*COLLECTED MATERIAL:*
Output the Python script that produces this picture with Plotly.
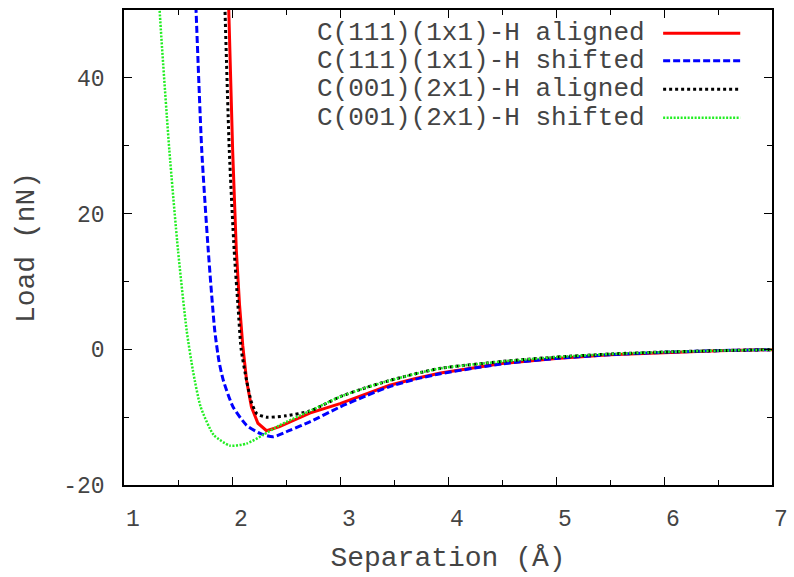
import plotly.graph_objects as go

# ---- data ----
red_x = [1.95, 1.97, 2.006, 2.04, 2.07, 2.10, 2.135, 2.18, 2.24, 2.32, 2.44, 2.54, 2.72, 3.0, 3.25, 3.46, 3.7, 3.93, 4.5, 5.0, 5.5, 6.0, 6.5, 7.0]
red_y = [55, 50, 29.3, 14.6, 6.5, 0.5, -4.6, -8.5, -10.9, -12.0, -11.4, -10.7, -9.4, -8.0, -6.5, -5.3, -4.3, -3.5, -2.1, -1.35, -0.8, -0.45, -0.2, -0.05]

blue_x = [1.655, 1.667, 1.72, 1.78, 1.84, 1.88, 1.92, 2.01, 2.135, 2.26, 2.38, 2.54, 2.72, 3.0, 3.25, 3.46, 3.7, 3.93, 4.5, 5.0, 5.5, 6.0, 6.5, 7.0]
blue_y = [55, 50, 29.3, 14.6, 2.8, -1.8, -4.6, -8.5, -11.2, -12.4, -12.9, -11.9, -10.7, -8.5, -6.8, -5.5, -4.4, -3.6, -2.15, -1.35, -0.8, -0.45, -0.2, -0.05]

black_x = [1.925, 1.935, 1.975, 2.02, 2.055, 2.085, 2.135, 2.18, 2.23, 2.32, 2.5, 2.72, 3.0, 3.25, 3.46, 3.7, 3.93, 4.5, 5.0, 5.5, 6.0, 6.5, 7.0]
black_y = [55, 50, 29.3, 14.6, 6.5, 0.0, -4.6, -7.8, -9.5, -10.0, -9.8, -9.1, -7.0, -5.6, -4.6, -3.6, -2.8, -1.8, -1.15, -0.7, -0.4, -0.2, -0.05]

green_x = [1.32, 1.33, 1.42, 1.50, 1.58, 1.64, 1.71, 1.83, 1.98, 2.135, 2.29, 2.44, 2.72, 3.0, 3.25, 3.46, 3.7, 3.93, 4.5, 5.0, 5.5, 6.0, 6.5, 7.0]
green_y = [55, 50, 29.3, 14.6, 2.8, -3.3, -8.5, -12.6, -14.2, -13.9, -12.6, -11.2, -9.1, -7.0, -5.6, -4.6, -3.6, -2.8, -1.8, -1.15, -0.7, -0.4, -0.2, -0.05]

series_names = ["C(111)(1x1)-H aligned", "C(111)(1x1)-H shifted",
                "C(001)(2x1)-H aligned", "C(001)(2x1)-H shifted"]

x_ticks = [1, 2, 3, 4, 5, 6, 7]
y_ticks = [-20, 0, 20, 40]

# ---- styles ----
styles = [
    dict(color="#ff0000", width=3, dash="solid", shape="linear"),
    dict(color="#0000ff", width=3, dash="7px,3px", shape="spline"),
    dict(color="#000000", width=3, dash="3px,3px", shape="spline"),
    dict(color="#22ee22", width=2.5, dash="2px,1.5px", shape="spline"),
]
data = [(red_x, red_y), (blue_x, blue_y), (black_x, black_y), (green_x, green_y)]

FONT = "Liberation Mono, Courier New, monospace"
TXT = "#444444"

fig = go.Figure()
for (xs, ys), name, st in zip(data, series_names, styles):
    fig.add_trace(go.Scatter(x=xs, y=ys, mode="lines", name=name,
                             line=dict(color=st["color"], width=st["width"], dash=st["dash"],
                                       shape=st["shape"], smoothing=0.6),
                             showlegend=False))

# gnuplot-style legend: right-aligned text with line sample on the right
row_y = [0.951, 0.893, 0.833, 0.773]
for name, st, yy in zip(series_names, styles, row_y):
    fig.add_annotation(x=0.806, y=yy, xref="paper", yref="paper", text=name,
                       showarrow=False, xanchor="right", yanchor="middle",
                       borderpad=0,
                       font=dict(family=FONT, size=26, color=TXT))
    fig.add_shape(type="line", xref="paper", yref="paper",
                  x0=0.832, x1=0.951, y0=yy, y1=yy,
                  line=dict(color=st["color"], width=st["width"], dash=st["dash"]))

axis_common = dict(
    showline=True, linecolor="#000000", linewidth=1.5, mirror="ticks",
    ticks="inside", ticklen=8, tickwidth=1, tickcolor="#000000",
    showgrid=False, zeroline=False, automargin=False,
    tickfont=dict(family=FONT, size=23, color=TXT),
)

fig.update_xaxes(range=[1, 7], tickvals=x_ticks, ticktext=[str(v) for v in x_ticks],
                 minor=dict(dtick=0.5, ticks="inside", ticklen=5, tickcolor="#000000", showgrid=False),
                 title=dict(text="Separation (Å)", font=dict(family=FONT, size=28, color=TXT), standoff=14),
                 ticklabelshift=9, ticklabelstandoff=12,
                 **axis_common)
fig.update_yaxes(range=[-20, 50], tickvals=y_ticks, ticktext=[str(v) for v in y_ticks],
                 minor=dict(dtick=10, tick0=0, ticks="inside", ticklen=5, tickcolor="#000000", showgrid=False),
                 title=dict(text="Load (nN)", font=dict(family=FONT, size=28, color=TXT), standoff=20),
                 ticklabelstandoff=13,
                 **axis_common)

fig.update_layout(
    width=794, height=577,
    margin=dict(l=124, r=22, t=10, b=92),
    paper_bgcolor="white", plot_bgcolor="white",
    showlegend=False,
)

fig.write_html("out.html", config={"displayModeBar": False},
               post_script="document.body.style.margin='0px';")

*GOAL:*
Except for the pictures, print the data above exactly.

*EXERCISE SOLUTION:*
Output the Python script that produces this picture with Plotly.
import plotly.graph_objects as go

# ---- data ----
red_x = [1.95, 1.97, 2.006, 2.04, 2.07, 2.10, 2.135, 2.18, 2.24, 2.32, 2.44, 2.54, 2.72, 3.0, 3.25, 3.46, 3.7, 3.93, 4.5, 5.0, 5.5, 6.0, 6.5, 7.0]
red_y = [55, 50, 29.3, 14.6, 6.5, 0.5, -4.6, -8.5, -10.9, -12.0, -11.4, -10.7, -9.4, -8.0, -6.5, -5.3, -4.3, -3.5, -2.1, -1.35, -0.8, -0.45, -0.2, -0.05]

blue_x = [1.655, 1.667, 1.72, 1.78, 1.84, 1.88, 1.92, 2.01, 2.135, 2.26, 2.38, 2.54, 2.72, 3.0, 3.25, 3.46, 3.7, 3.93, 4.5, 5.0, 5.5, 6.0, 6.5, 7.0]
blue_y = [55, 50, 29.3, 14.6, 2.8, -1.8, -4.6, -8.5, -11.2, -12.4, -12.9, -11.9, -10.7, -8.5, -6.8, -5.5, -4.4, -3.6, -2.15, -1.35, -0.8, -0.45, -0.2, -0.05]

black_x = [1.925, 1.935, 1.975, 2.02, 2.055, 2.085, 2.135, 2.18, 2.23, 2.32, 2.5, 2.72, 3.0, 3.25, 3.46, 3.7, 3.93, 4.5, 5.0, 5.5, 6.0, 6.5, 7.0]
black_y = [55, 50, 29.3, 14.6, 6.5, 0.0, -4.6, -7.8, -9.5, -10.0, -9.8, -9.1, -7.0, -5.6, -4.6, -3.6, -2.8, -1.8, -1.15, -0.7, -0.4, -0.2, -0.05]

green_x = [1.32, 1.33, 1.42, 1.50, 1.58, 1.64, 1.71, 1.83, 1.98, 2.135, 2.29, 2.44, 2.72, 3.0, 3.25, 3.46, 3.7, 3.93, 4.5, 5.0, 5.5, 6.0, 6.5, 7.0]
green_y = [55, 50, 29.3, 14.6, 2.8, -3.3, -8.5, -12.6, -14.2, -13.9, -12.6, -11.2, -9.1, -7.0, -5.6, -4.6, -3.6, -2.8, -1.8, -1.15, -0.7, -0.4, -0.2, -0.05]

series_names = ["C(111)(1x1)-H aligned", "C(111)(1x1)-H shifted",
                "C(001)(2x1)-H aligned", "C(001)(2x1)-H shifted"]

x_ticks = [1, 2, 3, 4, 5, 6, 7]
y_ticks = [-20, 0, 20, 40]

# ---- styles ----
styles = [
    dict(color="#ff0000", width=3, dash="solid", shape="linear"),
    dict(color="#0000ff", width=3, dash="7px,3px", shape="spline"),
    dict(color="#000000", width=3, dash="3px,3px", shape="spline"),
    dict(color="#22ee22", width=2.5, dash="2px,1.5px", shape="spline"),
]
data = [(red_x, red_y), (blue_x, blue_y), (black_x, black_y), (green_x, green_y)]

FONT = "Liberation Mono, Courier New, monospace"
TXT = "#444444"

fig = go.Figure()
for (xs, ys), name, st in zip(data, series_names, styles):
    fig.add_trace(go.Scatter(x=xs, y=ys, mode="lines", name=name,
                             line=dict(color=st["color"], width=st["width"], dash=st["dash"],
                                       shape=st["shape"], smoothing=0.6),
                             showlegend=False))

# gnuplot-style legend: right-aligned text with line sample on the right
row_y = [0.951, 0.893, 0.833, 0.773]
for name, st, yy in zip(series_names, styles, row_y):
    fig.add_annotation(x=0.806, y=yy, xref="paper", yref="paper", text=name,
                       showarrow=False, xanchor="right", yanchor="middle",
                       borderpad=0,
                       font=dict(family=FONT, size=26, color=TXT))
    fig.add_shape(type="line", xref="paper", yref="paper",
                  x0=0.832, x1=0.951, y0=yy, y1=yy,
                  line=dict(color=st["color"], width=st["width"], dash=st["dash"]))

axis_common = dict(
    showline=True, linecolor="#000000", linewidth=1.5, mirror="ticks",
    ticks="inside", ticklen=8, tickwidth=1, tickcolor="#000000",
    showgrid=False, zeroline=False, automargin=False,
    tickfont=dict(family=FONT, size=23, color=TXT),
)

fig.update_xaxes(range=[1, 7], tickvals=x_ticks, ticktext=[str(v) for v in x_ticks],
                 minor=dict(dtick=0.5, ticks="inside", ticklen=5, tickcolor="#000000", showgrid=False),
                 title=dict(text="Separation (Å)", font=dict(family=FONT, size=28, color=TXT), standoff=14),
                 ticklabelshift=9, ticklabelstandoff=12,
                 **axis_common)
fig.update_yaxes(range=[-20, 50], tickvals=y_ticks, ticktext=[str(v) for v in y_ticks],
                 minor=dict(dtick=10, tick0=0, ticks="inside", ticklen=5, tickcolor="#000000", showgrid=False),
                 title=dict(text="Load (nN)", font=dict(family=FONT, size=28, color=TXT), standoff=20),
                 ticklabelstandoff=13,
                 **axis_common)

fig.update_layout(
    width=794, height=577,
    margin=dict(l=124, r=22, t=10, b=92),
    paper_bgcolor="white", plot_bgcolor="white",
    showlegend=False,
)

fig.write_html("out.html", config={"displayModeBar": False},
               post_script="document.body.style.margin='0px';")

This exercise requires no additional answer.